El caso es que todo este parto y reparto de los montes de la creación de nuevas naciones en el siglo pasado, siempre nacidas entre bombas, víctimas, odios, y bañadas generosamente en auténticos océanos de sangre (excepto, todo hay que decirlo, en el caso de la disolución pactada de la artificial República Checoslovaca), ha dejado al mundo que entra en el siglo XXI con muy poco cuerpo para destapar la caja de pandora de azuzar las emociones ajenas por nuevas independencias nacionales. Incluso naciones obvias, que no se crearon en su momento exclusivamente por el capricho estratégico de los diseñadores de mapas, como el caso de los kurdos, tienen escasísimas posibilidades de convertirse en algo parecido a una nación independiente, o al menos de ser reconocida como tal por el resto de la comunidad internacional.

Las fronteras de las nuevas naciones independientes fruto de la descolonización de África (para las que realmente se creó el concepto de autodeterminación) se quedaron congeladas en sus, en muchos casos, absurdas delimitaciones previas, hechas a mayor beneficio de las empresas que explotaban sus recursos, o por pactos realizados entre políticos ignorantes de potencias colonizadoras a miles de kilómetros. Y ahí se han quedado, poniendo juntos contra natura en un mismo país a tribus que llevaban siglos enfrentadas, o partiendo en trozos a naciones más antiguas que las de los propios colonizadores. Solo unas pocas naciones, como Sudán del Sur o Eritrea han nacido desde el final del colonialismo en África. Un número ridículo, teniendo en cuenta la absoluta arbitrariedad con la que fueron diseñadas y construidas por europeos ignorantes y sin ninguna consideración para las emociones identitarias de los colonizados.

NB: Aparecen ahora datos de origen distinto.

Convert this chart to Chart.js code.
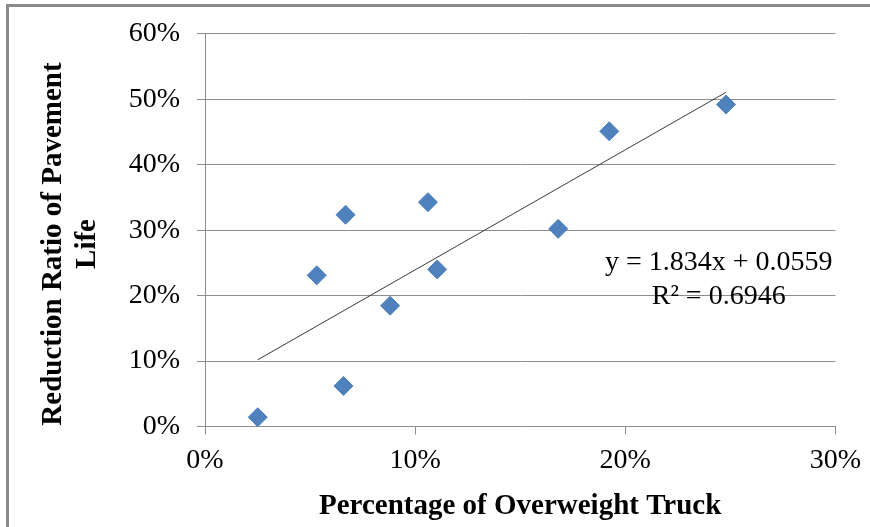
<!DOCTYPE html>
<html>
<head>
<meta charset="utf-8">
<script src="https://cdn.jsdelivr.net/npm/chart.js@4/dist/chart.umd.min.js"></script>
<style>
  html, body { margin: 0; padding: 0; background: #fff; }
  #wrap { width: 870px; height: 527px; }
</style>
</head>
<body>
<div id="wrap"><canvas id="truckChart" width="870" height="527"></canvas></div>
<script>
// Values (fractions, shown as %)
const overweightShare = [0.0251, 0.0532, 0.0669, 0.0659, 0.0881, 0.1061, 0.1105, 0.1681, 0.1924, 0.2480];
const lifeReduction   = [0.0142, 0.2310, 0.3235, 0.0620, 0.1846, 0.3428, 0.2400, 0.3020, 0.4510, 0.4920];

// Linear trendline end points (as drawn)
const trendX = [0.0251, 0.2480];
const trendY = [0.1019, 0.5107];

const xTickValues = [0, 0.1, 0.2, 0.3];
const yTickValues = [0, 0.1, 0.2, 0.3, 0.4, 0.5, 0.6];

const trendLabel = ['y = 1.834x + 0.0559', 'R\u00b2 = 0.6946'];
const xTitle = 'Percentage of Overweight Truck';
const yTitle = ['Reduction Ratio of Pavement', 'Life'];

const serif = '"Liberation Serif", "Times New Roman", serif';
const gridGray = '#8e8e8e';
const pct = value => Math.round(value * 100) + '%';

// Frame, rotated y title and the trendline equation
const decorations = {
    id: 'decorations',
    beforeDraw(chart) {
        const ctx = chart.ctx;
        ctx.save();
        ctx.fillStyle = '#fff';
        ctx.fillRect(0, 0, chart.width, chart.height);
        ctx.strokeStyle = '#8a8a8a';
        ctx.lineWidth = 3;
        ctx.beginPath();
        ctx.moveTo(7.5, chart.height);
        ctx.lineTo(7.5, 5.5);
        ctx.lineTo(chart.width, 5.5);
        ctx.stroke();
        ctx.restore();
    },
    afterDraw(chart) {
        const { ctx, scales: { x, y } } = chart;
        ctx.save();
        ctx.fillStyle = '#000';
        ctx.textAlign = 'center';
        ctx.textBaseline = 'middle';

        ctx.font = 'bold 29px ' + serif;
        ctx.translate(0, 244);
        ctx.rotate(-Math.PI / 2);
        yTitle.forEach((line, i) => ctx.fillText(line, 0, 54 + i * 34));
        ctx.restore();

        ctx.save();
        ctx.fillStyle = '#000';
        ctx.textAlign = 'center';
        ctx.textBaseline = 'middle';
        ctx.font = '28px ' + serif;
        const cx = x.getPixelForValue(0.2445);
        ctx.fillText(trendLabel[0], cx, y.getPixelForValue(0.25));
        ctx.fillText(trendLabel[1], cx, y.getPixelForValue(0.199));
        ctx.restore();
    }
};

const ctx = document.getElementById('truckChart').getContext('2d');

new Chart(ctx, {
    type: 'scatter',
    data: {
        datasets: [{
            label: 'Trend',
            data: trendX.map((v, i) => ({ x: v, y: trendY[i] })),
            showLine: true,
            borderColor: '#3a3a3a',
            borderWidth: 1,
            pointRadius: 0,
            fill: false,
            order: 0
        }, {
            label: 'Reduction ratio',
            data: overweightShare.map((v, i) => ({ x: v, y: lifeReduction[i] })),
            pointStyle: 'rectRot',
            pointRadius: 9.5,
            backgroundColor: '#4F81BD',
            borderColor: '#4F81BD',
            borderWidth: 1,
            order: 1
        }]
    },
    options: {
        responsive: false,
        animation: false,
        layout: {
            padding: { top: 33, right: 29, left: 0, bottom: 0 }
        },
        scales: {
            x: {
                type: 'linear',
                min: 0,
                max: 0.3,
                afterBuildTicks: scale => { scale.ticks = xTickValues.map(v => ({ value: v })); },
                afterFit: scale => { scale.height = 100.5; },
                grid: { drawOnChartArea: false, drawTicks: true, tickLength: 8, color: gridGray },
                border: { color: gridGray },
                ticks: {
                    callback: pct,
                    color: '#000',
                    padding: 9,
                    maxRotation: 0,
                    font: { family: serif, size: 28 }
                },
                title: {
                    display: true,
                    text: xTitle,
                    color: '#000',
                    padding: { top: 0, bottom: 3 },
                    font: { family: serif, size: 29, weight: 'bold' }
                }
            },
            y: {
                type: 'linear',
                min: 0,
                max: 0.6,
                afterBuildTicks: scale => { scale.ticks = yTickValues.map(v => ({ value: v })); },
                afterFit: scale => { scale.width = 205; },
                grid: { color: gridGray, tickLength: 8 },
                border: { color: gridGray },
                ticks: {
                    callback: pct,
                    color: '#000',
                    padding: 17,
                    font: { family: serif, size: 28 }
                }
            }
        },
        plugins: {
            legend: { display: false },
            tooltip: { enabled: false }
        }
    },
    plugins: [decorations]
});
</script>
</body>
</html>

Y no solo África. Las naciones que surgieron en Oriente Medio del derrumbe del imperio Otomano, supusieron una auténtica traición a los compromisos adquiridos por los británicos con las tribus árabes, sin cuya ayuda les hubiera sido muy complicado ganar la guerra. Fue esa traición a la palabra dada lo que motivó el cabreo y el abandono del Ejército por parte del famoso Lawrence de Arabia (ese señor tan rarito al que le gustaba mucho el desierto, la ropa amplia y montar en moto y en camello). Tampoco aquellas fronteras se movieron, excepto para la creación del Estado de Israel, causa, todo hay que decirlo, de tres cruentas guerras y origen remoto del yihadismo que tanto nos perturba en este momento.

Si lo miras bien, es injusto. Muchas de las 200 naciones que ahora existen y están reconocidas tienen en muchos casos menos fundamento histórico y entidad que muchos territorios que aspiran a tener una nacionalidad propia. Y lo digo, también, por mis amigos catalanes con aspiraciones independentistas (todos buena gente, por lo demás). Pero en este tema ya no hay justicia o equivalencias. Me temo que se quieren subir en el peor momento al tren de la creación de nuevas naciones.

El tren ha salido. Lo que impera en el mundo es una conspiración de las actuales naciones para impedir el movimiento de las fronteras establecidas. Es una conspiración que se fundamenta en los temores al estallido de nuevos conflictos y enfrentamientos con los que se han forjado las nuevas naciones del siglo XX. Es una injustas barrera impuesta a los independentistas de ahora, levantada con los cadáveres apilados de cien millones de muertos de independentistas del siglo anterior.